What is all the buzz about “greywater”? Due to the severity of the drought in the western United States, many water purveyors are promoting the use of second-hand water, commonly referred to as “greywater.” Water coming out of the tap is considered clean and safe for drinking water. Water that is used to wash clothes or our bodies is called greywater (as opposed to “blackwater,” which is water that was used in the toilet). Blackwater is never used for secondary purposes and is generally sent directly to sewage treatment plants to be treated to a point and then released to the ocean. If you use soap without harmful phosphates, you can send this water to the garden to water plants.
>> For more on greywater, read the accompanying feature article, “Ponds Serve a Role in Water Conservation.”

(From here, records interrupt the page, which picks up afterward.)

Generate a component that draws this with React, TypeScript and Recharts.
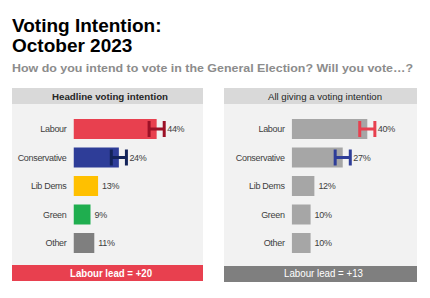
import { BarChart, Bar, XAxis, YAxis, Cell, ErrorBar, LabelList } from 'recharts';

const parties = ['Labour', 'Conservative', 'Lib Dems', 'Green', 'Other'];
const headlineShare = [44, 24, 13, 9, 11];
const allGivingShare = [40, 27, 12, 10, 10];
const marginOfError = [4, 4, 0, 0, 0];
const headlineLead = '+20';
const allGivingLead = '+13';

const FONT = '"Liberation Sans", Arial, sans-serif';
const partyColors = ['#e8404f', '#2e3d98', '#ffc000', '#1fae4f', '#7f7f7f'];
const greyBar = '#a6a6a6';

const buildRows = (shares: number[]) =>
  parties.map((party, i) => ({
    party,
    share: shares[i],
    moe: marginOfError[i],
    labErr: party === 'Labour' ? marginOfError[i] : null,
    conErr: party === 'Conservative' ? marginOfError[i] : null,
  }));

const headlineRows = buildRows(headlineShare);
const allGivingRows = buildRows(allGivingShare);

const valueLabel = (rows: any[]) => (props: any) => {
  const { x, y, width, height, value, index } = props;
  const err = rows[index]?.moe ?? 0;
  const reach = Number(x) + Number(width) * (1 + err / Number(value));
  return (
    <text
      x={reach + (err ? 3 : 4)}
      y={Number(y) + Number(height) / 2}
      dy="0.35em"
      fontSize={9}
      letterSpacing={-0.3}
      fill="#404040"
      fontFamily={FONT}
    >
      {value}%
    </text>
  );
};

// plain tick so "Lib Dems" stays on one line
const partyTick = (props: any) => (
  <text
    x={props.x}
    y={props.y}
    dy="0.35em"
    textAnchor="end"
    fontSize={9}
    letterSpacing={-0.3}
    fill="#404040"
    fontFamily={FONT}
  >
    {props.payload.value}
  </text>
);

interface PanelChartProps {
  rows: any[];
  left: number;
  axisWidth: number;
  colors: string[];
  labColor: string;
  conColor: string;
}

function PanelChart({ rows, left, axisWidth, colors, labColor, conColor }: PanelChartProps) {
  return (
    <div style={{ position: 'absolute', left, top: 114.75 }}>
      <BarChart
        width={axisWidth + 132.3}
        height={142.5}
        data={rows}
        layout="vertical"
        margin={{ top: 0, right: 0, bottom: 0, left: 0 }}
        barSize={20}
      >
        <XAxis type="number" domain={[0, 70]} hide allowDataOverflow />
        <YAxis
          type="category"
          dataKey="party"
          width={axisWidth}
          axisLine={false}
          tickLine={false}
          tickSize={0}
          tickMargin={7}
          tick={partyTick}
        />
        <Bar dataKey="share" isAnimationActive={false}>
          {rows.map((r, i) => (
            <Cell key={r.party} fill={colors[i]} />
          ))}
          <ErrorBar dataKey="labErr" direction="x" width={8} stroke={labColor} strokeWidth={3} />
          <ErrorBar dataKey="conErr" direction="x" width={8} stroke={conColor} strokeWidth={3} />
          <LabelList dataKey="share" content={valueLabel(rows)} />
        </Bar>
      </BarChart>
    </div>
  );
}

export default function App() {
  return (
    <div
      style={{
        position: 'absolute',
        left: 0,
        top: 0,
        width: 430,
        height: 298,
        background: '#ffffff',
        overflow: 'hidden',
        fontFamily: FONT,
      }}
    >
      <svg width={430} height={298} style={{ position: 'absolute', left: 0, top: 0 }}>
        <text x={12} y={32} fontSize={19} fontWeight="bold" fill="#000" fontFamily={FONT}>
          Voting Intention:
        </text>
        <text x={12} y={52} fontSize={19} fontWeight="bold" fill="#000" fontFamily={FONT}>
          October 2023
        </text>
        <text
          x={12}
          y={71.5}
          fontSize={11}
          fontWeight="bold"
          fill="#8c8c8c"
          fontFamily={FONT}
          textLength={401}
          lengthAdjust="spacingAndGlyphs"
        >
          How do you intend to vote in the General Election? Will you vote…?
        </text>

        {/* left panel */}
        <rect x={12} y={88} width={191} height={16} fill="#d9d9d9" />
        <rect x={12} y={104} width={191} height={161} fill="#f2f2f2" />
        <rect x={12} y={265} width={191} height={16} fill="#e8404f" />
        <text x={110} y={99.5} textAnchor="middle" fontSize={9} fontWeight="bold" fill="#262626"
          fontFamily={FONT} textLength={116} lengthAdjust="spacingAndGlyphs">
          Headline voting intention
        </text>
        <text x={111} y={276.5} textAnchor="middle" fontSize={10.5} fontWeight="bold" fill="#ffffff"
          fontFamily={FONT} textLength={82} lengthAdjust="spacingAndGlyphs">
          {`Labour lead = ${headlineLead}`}
        </text>

        {/* right panel */}
        <rect x={224} y={88} width={193} height={16} fill="#d9d9d9" />
        <rect x={224} y={104} width={193} height={162} fill="#f2f2f2" />
        <rect x={224} y={266} width={193} height={16} fill="#7f7f7f" />
        <text x={325} y={99.5} textAnchor="middle" fontSize={9} fill="#262626"
          fontFamily={FONT} textLength={114} lengthAdjust="spacingAndGlyphs">
          All giving a voting intention
        </text>
        <text x={323.5} y={277} textAnchor="middle" fontSize={10.5} fill="#ffffff"
          fontFamily={FONT} textLength={79} lengthAdjust="spacingAndGlyphs">
          {`Labour lead = ${allGivingLead}`}
        </text>
      </svg>

      <PanelChart
        rows={headlineRows}
        left={12}
        axisWidth={61.5}
        colors={partyColors}
        labColor="#9c1126"
        conColor="#14245a"
      />
      <PanelChart
        rows={allGivingRows}
        left={224}
        axisWidth={67.7}
        colors={parties.map(() => greyBar)}
        labColor="#e8404f"
        conColor="#2e3d98"
      />
    </div>
  );
}
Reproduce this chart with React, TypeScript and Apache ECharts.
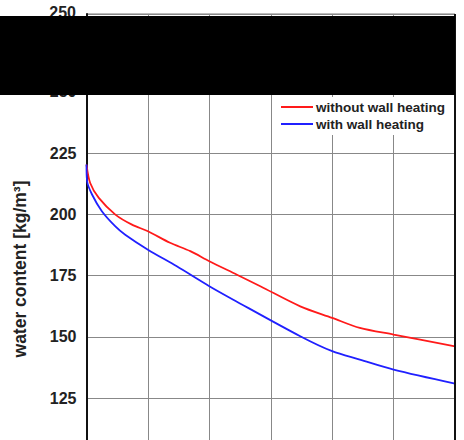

Greywater is never stored; rather, it is generally gravity-fed to the garden as it is used. Storage of greywater is not done due to the potential for harmful bacteria to multiply in storage. Greywater systems allow you to get two uses out of the water you use. Greywater is a great idea for drought-stricken parts of the world and can be used on fruit trees; however, it is not encouraged to use greywater in vegetable gardens or on any type of food you will directly eat. In terms of efficiency, greywater pales in comparison to an aquaponic system. Greywater uses the same water two times. Aquaponics uses the same water over and over…perhaps hundreds of times. The only reason it is not used more is due to evaporation. Pond-based aquaponics constitutes a closed-loop system, and you can directly eat veggies grown with pond water. There is no better way to grow backyard veggies, save water, and lower your grocery bill than an aquaponic system that is fed from nutrients from the koi you love.